平成20年のリーマン・ショックをはじめ、経営環境が大きく変動した時期に営業責任者を務めることのプレッシャーについて、「物流の100%を当社が担っているわけではない。景気の変動はシェアを拡大することでカバーできる」と話す。その言葉を裏付けるように、同社はリーマン・ショックによる大幅な売り上げダウンを経験したにもかかわらず、悲願の連結売上高1000億円超を目前に控えるまでに回復した。
同社は現在、「MLPレボリューション1000計画」の名のもと、第五次中期経営計画に取り組んでいる。3PL事業、グローバル物流事業の売り上げ拡大やM&Aによる新たな事業領域への参入を図る。計画を実行するにあたって、物流機能、情報システムの強化とともに、同社が力を入れているのが人材の育成と活用だ。浅井氏が社長就任の際に第一に掲げたのが「人材の強化」だった。同社では、新たな事業領域である消費財物流の分野を中心に女性活用についても積極的に進めていく方針だ。
こうした将来に渡る課題を解決するため、会社をあげて研究を進めている。そのひとつが「MJBM(丸全ジュニアボードミーティング」だ。

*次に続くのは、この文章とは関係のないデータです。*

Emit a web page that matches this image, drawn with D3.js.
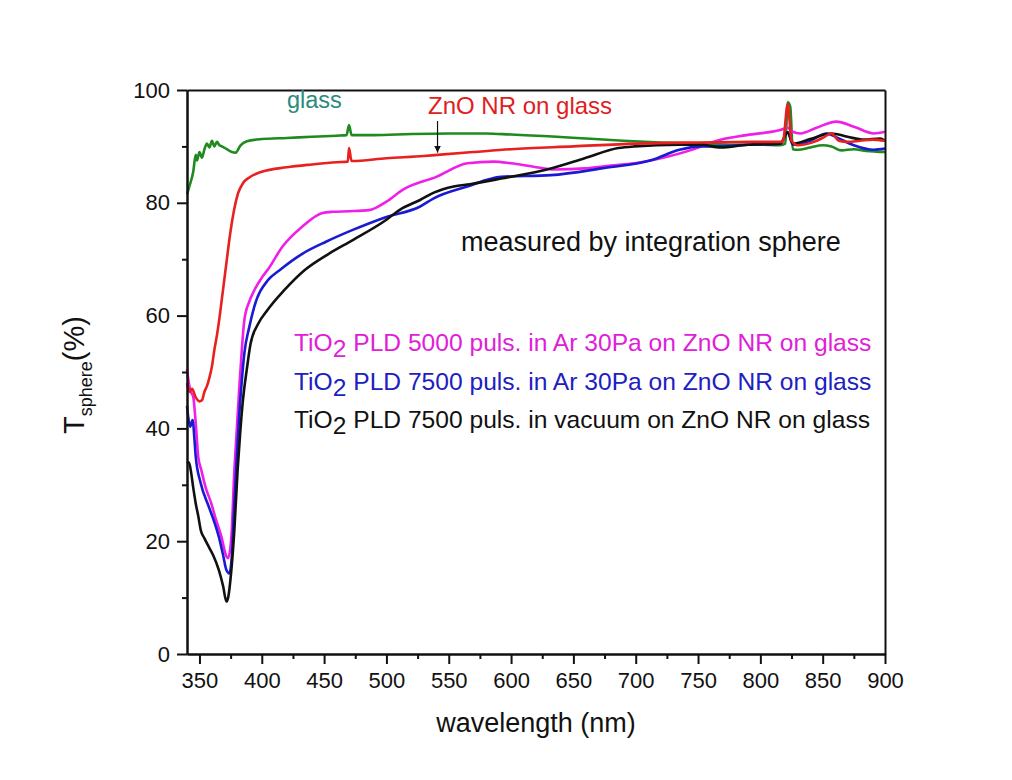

同氏が座長を務める社内研究グループで、1期生は課長クラス、2期生は入社4~5年の若手社員が参加し、若手社員が経営者になったつもりで10年後の丸全昭和運輸の課題について研究している。2期生には「新撫子」という女性だけのチームがあり、物流業界で女性の人材活用に関して研究を行っている。社内だけではなく、取引先の女性担当者を招いて交流会を開催するなど積極的な活動を展開している。「現状、物流業界では女性の活躍の場が限られているが、将来のために必要な研究」と浅井氏は強調する。
「すべての判断の基準は丸全昭和にとって良いか悪いか」と語る同氏は、自身の役目を駅伝のランナーにたとえる。「日本電産、ソフトバンク、京セラといった創業オーナーがマラソンランナーだとすれば、私は駅伝のランナー。84年の歴史を継承しながら、出来る限り業績を伸ばし、会社を成長させて次の人にたすきを渡していくことが使命」と語る。
同氏が座右の銘としているのが、夏目漱石の「真面目とは行動すること」という言葉。物流業務を自社で担うアセット型3PLへのこだわり、現場力こそが強みという同社を体現した言葉といえる。先人から受け継いだ精神を胸に、次の大きな節目である創業100周年を目指し、さらなる飛躍を目指す。